Но тогда надо менять и закон об образовании, и федеральные государственные образовательные стандарты. Поскольку они все построены на системно-деятельностном подходе. Впервые это понятие я ввел в 1985 году. Меня не было, но все равно на съезде присутствовали и методология Выготского, и линии, которые я развиваю. Если помнишь, в выступлении заместителя Председателя Правительства РФ Ольги Голодец прозвучало, что федеральный стандарт дошкольного образования и примерные программы являются продуктами, которые вполне конкурируют с лучшими программами в мире.
— Александр Григорьевич, система образования развивается. Не все гладко. Возникают новые проблемы. Что неотложное стоит на повестке дня?
— Повестку формируют вызовы сложности, неопределенности и разнообразия. Мы никогда не сможем вернуться к советским временам. Верить в возвращение — верить в утопию. Но мы можем вернуться к более опасной варварской архаике, которая приведет практически к стиранию России в мире. Схлопывание разнообразия системы образования имеет огромные политические риски. В одной песне пелось: «Раньше были времена, // А теперь — моменты». Вот мы и имеем явный момент, когда некоторые силы всячески стремятся подтолкнуть нас к шовинистской педагогике, педагогике обезличивания.
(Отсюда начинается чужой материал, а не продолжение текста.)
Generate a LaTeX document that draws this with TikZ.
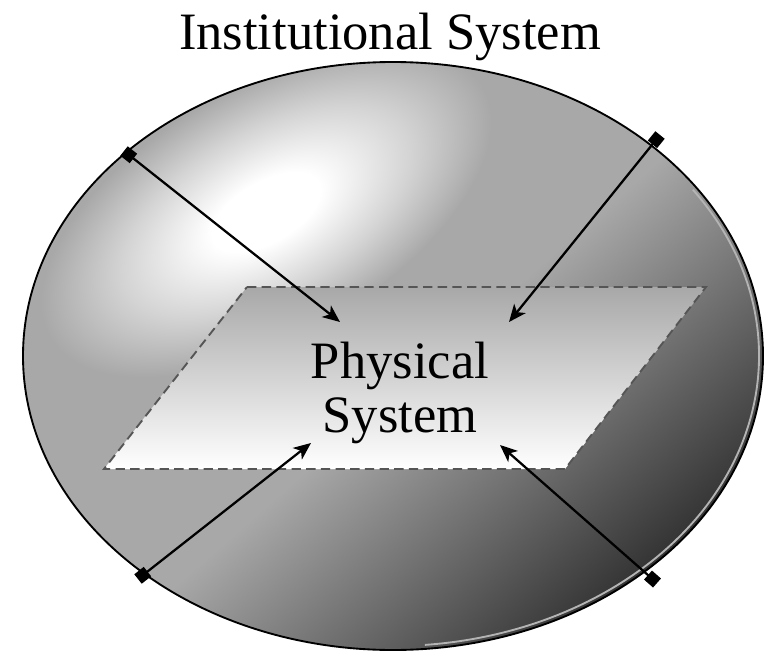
\documentclass[tikz,border=0pt]{standalone}
\usepackage{fontspec}
\setmainfont{Liberation Serif}
\usetikzlibrary{arrows.meta}

\definecolor{ballgray}{HTML}{A8A8A8}
\definecolor{balldark}{HTML}{333333}
\definecolor{dashgray}{HTML}{555555}
\definecolor{rimgray}{HTML}{B4B4B4}

\pgfdeclarehorizontalshading{darkside}{100bp}{color(0bp)=(ballgray); color(51.7bp)=(ballgray); color(69.6bp)=(balldark); color(100bp)=(balldark)}
\pgfdeclareradialshading{glow}{\pgfpoint{0bp}{0bp}}{color(0bp)=(white); color(6bp)=(white); color(16bp)=(white!50!ballgray); color(25bp)=(ballgray); color(50bp)=(ballgray)}

\begin{document}
\begin{tikzpicture}[
  x=0.75pt,y=-0.75pt,
  big/.style={font=\fontsize{39.4}{40.5}\selectfont},
  link/.style={{Square[length=9pt,width=9pt]}-{Stealth[length=13pt,width=11pt,inset=3.5pt]},line width=1.7pt},
  plane/.style={draw=dashgray,line width=1.4pt,dash pattern=on 7pt off 4pt},
  rim/.style={rimgray,line width=1.4pt},
]
\useasboundingbox (0,0) rectangle (767,660);

% institutional sphere
\begin{scope}
  \clip (393,356) ellipse (370 and 294);
  \begin{scope}[transform canvas={shift={(393,356)},rotate=-48.7}]
    \shade[shading=darkside] (-420,-420) rectangle (420,420);
  \end{scope}
  \begin{scope}[transform canvas={shift={(266,212)},rotate=30}]
    \shade[shading=glow] (0,0) ellipse (250 and 125);
  \end{scope}
\end{scope}
\draw[rim] ([shift={(-35:366 and 290)}]393,356) arc[start angle=-35,end angle=85,x radius=366,y radius=290];
\draw[line width=1.4pt] (393,356) ellipse (370 and 294);

% physical plane
\shadedraw[plane,top color=ballgray,bottom color=white] (247,287) -- (706,287) -- (565,469) -- (104,469) -- cycle;

\node[big,anchor=base] (inst) at (390,50) {Institutional System};
\node[big,align=center] (phys) at (400,393) {Physical\\System};

% links from the boundary
\coordinate (t1) at (124,151); \coordinate (h1) at (340,322);
\coordinate (t2) at (660,135); \coordinate (h2) at (509,322);
\coordinate (t3) at (138,579); \coordinate (h3) at (311,443);
\coordinate (t4) at (657,583); \coordinate (h4) at (500,445);
\foreach \i in {1,...,4} \draw[link] (t\i) -- (h\i);
\end{tikzpicture}
\end{document}
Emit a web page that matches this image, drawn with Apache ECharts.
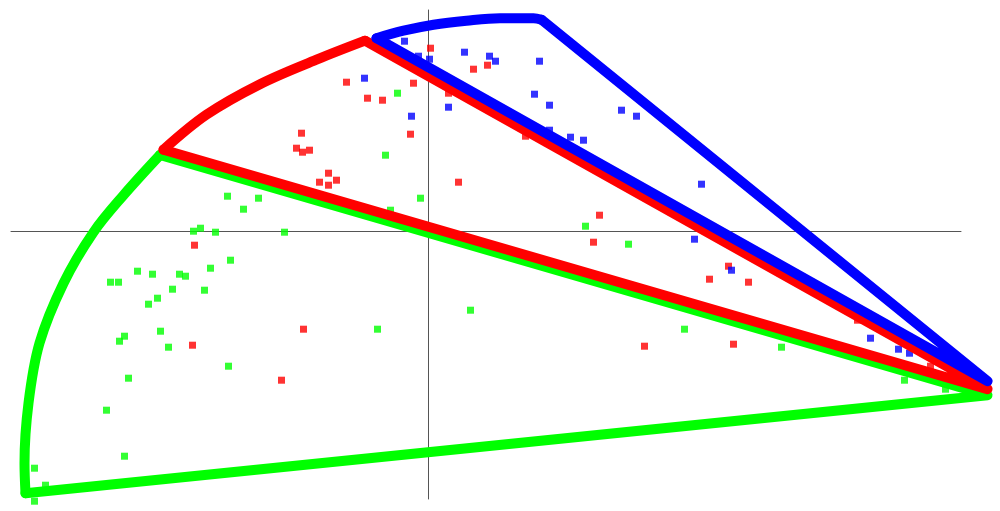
<!DOCTYPE html>
<html>
<head>
<meta charset="utf-8">
<script src="https://cdn.jsdelivr.net/npm/echarts@6/dist/echarts.min.js"></script>
<style>
html,body{margin:0;padding:0;background:#fff;}
#chart{width:1000px;height:511px;}
</style>
</head>
<body>
<div id="chart"></div>
<script>
// Scatter points (data units)
const bluePoints = [
  [-0.24,1.90],[-0.10,1.75],[0.01,1.72],[0.36,1.79],[0.61,1.75],[0.67,1.70],[1.11,1.70],
  [-0.64,1.53],[-0.17,1.15],[0.20,1.24],[1.06,1.37],[1.21,1.26],[1.93,1.21],[2.08,1.15],
  [1.21,1.01],[1.42,0.94],[1.55,0.91],[2.73,0.47],[2.66,-0.08],[3.03,-0.39],
  [4.42,-1.07],[4.70,-1.18],[4.81,-1.22]
];
const redPoints = [
  [-1.27,0.98],[-1.32,0.83],[-1.26,0.79],[-1.19,0.81],[-1.00,0.58],[-1.09,0.49],[-1.00,0.46],
  [-2.34,-0.14],[0.02,1.83],[0.45,1.62],[0.59,1.66],[-0.82,1.49],[-0.15,1.48],[-0.61,1.33],
  [-0.46,1.31],[0.20,1.38],[-0.18,0.97],[0.97,0.95],[-0.92,0.51],[0.30,0.49],[1.71,0.16],
  [1.65,-0.11],[-2.36,-1.14],[-1.25,-0.98],[-1.47,-1.49],[2.16,-1.15],[3.00,-0.35],
  [2.81,-0.48],[3.20,-0.51],[3.05,-1.13],[4.29,-0.89],[5.02,-1.35]
];
const greenPoints = [
  [-2.01,0.35],[-1.70,0.33],[-1.85,0.22],[-2.35,0.00],[-2.28,0.03],[-2.13,-0.01],[-1.44,-0.01],
  [-0.31,1.38],[-0.43,0.76],[-0.08,0.33],[-0.38,0.21],[1.57,0.05],[2.00,-0.13],
  [-1.98,-0.29],[-2.18,-0.37],[-2.91,-0.40],[-2.76,-0.43],[-2.49,-0.43],[-2.43,-0.45],
  [-3.18,-0.51],[-3.10,-0.51],[-2.56,-0.58],[-2.24,-0.59],[-2.71,-0.67],[-2.80,-0.73],
  [-3.04,-1.05],[-3.09,-1.10],[-2.68,-1.00],[-2.60,-1.16],[-2.00,-1.35],[-3.00,-1.47],
  [-3.22,-1.79],[-3.04,-2.25],[-3.94,-2.37],[-3.83,-2.54],[-3.94,-2.70],
  [-0.51,-0.98],[0.42,-0.79],[2.56,-0.98],[3.53,-1.16],[4.76,-1.49],[5.17,-1.58]
];
// Wedge outlines (data units): apex and arc
const greenApex = [5.59,-1.64];
const greenArc = [
  [-2.685,0.762],[-3.05,0.36],[-3.35,-0.01],[-3.65,-0.52],[-3.89,-1.12],
  [-4.00,-1.72],[-4.04,-2.32],[-4.03,-2.62]
];
const redApex = [5.59,-1.58];
const redArc = [
  [-2.65,0.815],[-2.22,1.165],[-1.685,1.47],[-1.12,1.715],[-0.635,1.905]
];
const blueApex = [5.59,-1.50];
const blueArc = [
  [-0.52,1.93],[-0.25,2.005],[0.05,2.065],[0.38,2.105],[0.715,2.13],[1.05,2.13],[1.13,2.115]
];

const chart = echarts.init(document.getElementById('chart'));
function scatter(data, color){
  return {type:'scatter', data:data, symbol:'rect', symbolSize:7, clip:false, z:1,
    xAxisIndex:1, yAxisIndex:1, itemStyle:{color:color}, silent:true};
}
function lineS(data, color, z, smooth){
  return {type:'line', data:data, showSymbol:false, symbol:'none', clip:false, z:z, smooth:smooth,
    xAxisIndex:1, yAxisIndex:1,
    lineStyle:{color:color, width:10, join:'round', cap:'round'}, silent:true};
}
function wedge(apex, arc, color, z){
  return [
    lineS([arc[0], apex, arc[arc.length-1]], color, z, false),
    lineS(arc, color, z, 0.35)
  ];
}
const X0 = -4.175, Y0 = -2.678, Y1 = 2.212; // 100 px per unit
chart.setOption({
  animation:false,
  backgroundColor:'#fff',
  grid:[
    {left:11, right:39, top:10, bottom:12, containLabel:false},
    {left:11, right:0, top:10, bottom:12, containLabel:false}
  ],
  xAxis:[
    {gridIndex:0, type:'value', min:X0, max:5.325,
      axisLine:{onZero:true, lineStyle:{color:'#555', width:1}},
      axisTick:{show:false}, axisLabel:{show:false}, splitLine:{show:false}},
    {gridIndex:1, type:'value', min:X0, max:X0+9.89, show:false, splitLine:{show:false}}
  ],
  yAxis:[
    {gridIndex:0, type:'value', min:Y0, max:Y1,
      axisLine:{onZero:true, lineStyle:{color:'#555', width:1}},
      axisTick:{show:false}, axisLabel:{show:false}, splitLine:{show:false}},
    {gridIndex:1, type:'value', min:Y0, max:Y1, show:false, splitLine:{show:false}}
  ],
  series:[
    scatter(greenPoints,'#00ff00'),
    scatter(redPoints,'#ff0000'),
    scatter(bluePoints,'#0000ff'),
    ...wedge(greenApex, greenArc, '#00ff00', 2),
    ...wedge(redApex, redArc, '#ff0000', 3),
    ...wedge(blueApex, blueArc, '#0000ff', 4)
  ]
});
</script>
</body>
</html>
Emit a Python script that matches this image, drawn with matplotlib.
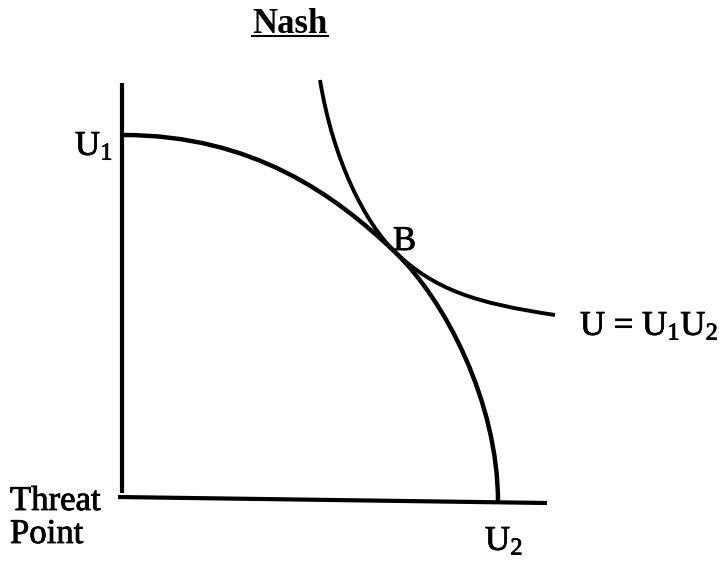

Что касается задач, то первая из них — подготовка стратегии, учитывающей модели успеха, модели будущего молодежи. Пока мы не поймем, куда движется поколение net, мы не сможем сказать, что система образования эффективно выполняет свою задачу. Второе — подготовка нового поколения учителей. Учителей, которые, блестяще зная предметы, были бы навигаторами и мотиваторами в мире знаний, потому что теперь каждый ребенок сам себе «Гугл» и сам себе «Яндекс». Третье — необходимо широчайшее развитие персонального дополнительного образования. Образование уже вышло за рамки школы. Такие институты социализации, как СМИ, деятельный Интернет, ведут к появлению большого количества уникальных детских и подростковых субкультур. И детей поколения информационной цивилизации. В этом смысле слова будущее за дополнительным образованием. Никто не отменяет школу и формальное образование. Но сейчас лозунг «Весь мир — школа» впервые становится реальностью. Нам придется учиться всю жизнь. Слоган «Хочешь жить — умей вертеться» превратился в более актуальный — «Хочешь жить — умей учиться». И это умение становится сердцевиной всех наших изменений.
— И последний вопрос. О воспитании. Я слышу везде преувеличенные восторги: воспитание возвращается, воспитание возрождается. Что у нас с ним было не так?
— Те, кто так говорит, не понимают смысловой мотивирующей линии вариативного образования. Надо внимательно прочитать любой стандарт. В каждом есть ключевой конструкт — формирование гражданской идентичности, формирование любви к Родине, воспитание гордости за историческую судьбу своего народа, своей страны.
— Достаточно ли этого, чтобы реально шел процесс воспитания?
— Конечно, нет! Главный воспитывающий смысловой фактор — это культура, включая литературу, как русскую, так и зарубежную, театр, кино, музыку. Оттого, что дети становятся другими, оттого, что разрывается связь времен, начинают искать козлов отпущения. И пятьдесят лет назад, и семьдесят говорили, что школа виновата в том, что ребенок невоспитан. Так и сейчас. Ребенок невоспитан — кто виноват? Родители? Нет. СМИ? Нет. Развитие учащегося — это позитивная социализация. Вот это и есть воспитание. У нас были и остаются гениальные научные школы, занимающиеся проблемами воспитания: Сухомлинский, Газман, Тубельский, Караковский, Новикова и ее великолепные последователи. Как работать с технологиями, чтобы они воспитывали, лучше всех показал Антон Семенович Макаренко. Читайте его «Педагогическую поэму». Макаренко предложил своим правонарушителям увлекающий труд. Не тряпкой мыть полы в классе, а изготавливать фотоаппараты «ФЭТ» и «Лейку». Он воспитывал ребят новейшими технологиями. В этом выигрыш мотивирующего труда: не включение ребят в бессмысленный труд, а в труд с помощью увлекающих технологий.
— Александр Григорьевич, спасибо за откровенную беседу. Мы всегда рады видеть тебя и на страницах нашей газеты, и в редакции, и на наших мероприятиях. «Врагу не сдается наш гордый «Варяг»! Держись!